Não é uma opinião minha. O Marcio Americo fala no vídeo da experiência que teve quando ele próprio, que sempre teve casa e família, se meteu a ficar lá. A maioria tinha quem estivesse disposto a acolher de volta, só não queria sair da cracolândia. Uma pesquisa da UNIFESP acompanhou a frequência da cracolândia durante 3 anos e concluiu que a maioria tem casa e família.

Segundo a professora Clarice Madruga, que conduziu o estudo, "um dos fatos mais interessantes que a pesquisa mostrou é que a maioria dos usuários vieram de suas próprias casas, de suas famílias. Eles tinham um passado onde já trabalharam e já estudaram. Então, é uma proporção pequena de pessoas que já eram vulneráveis antes do contexto da dependência química. Isto quebra um pouco muitos preconceitos que temos de achar que é tudo uma questão social e que, se oferecermos este amparo social unicamente, tudo será resolvido. É claro que não!".

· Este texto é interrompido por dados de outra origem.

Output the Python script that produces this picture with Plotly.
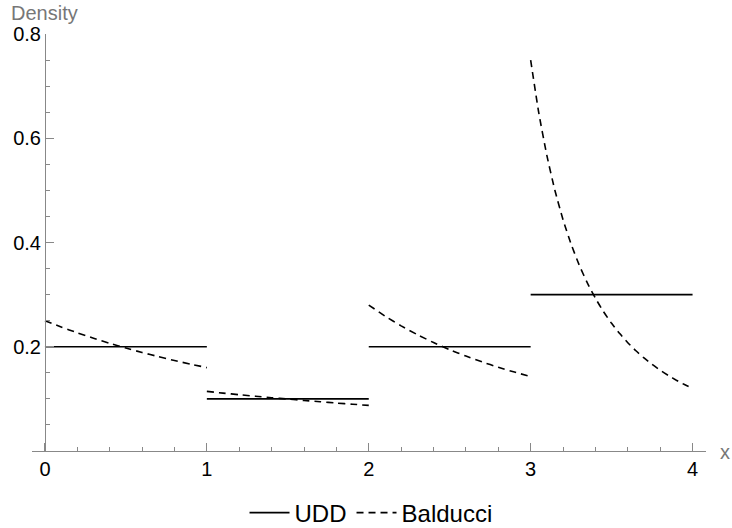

Na era da apoteose da superficialidade, resta saber se algum dia São Paulo terá um prefeito com coragem para enfrentar o desafio da cracolândia. Se ele for levar a sério, desagradará profundamente os formadores de opinião mais barulhentos e que nunca nem pisaram na cracolândia. As soluções pelo mundo envolvem suporte de saúde, social, psicológico, assistência às famílias, revitalização urbana, investigação dos traficantes. Infelizmente, nada disso faz muito sucesso nas redes sociais.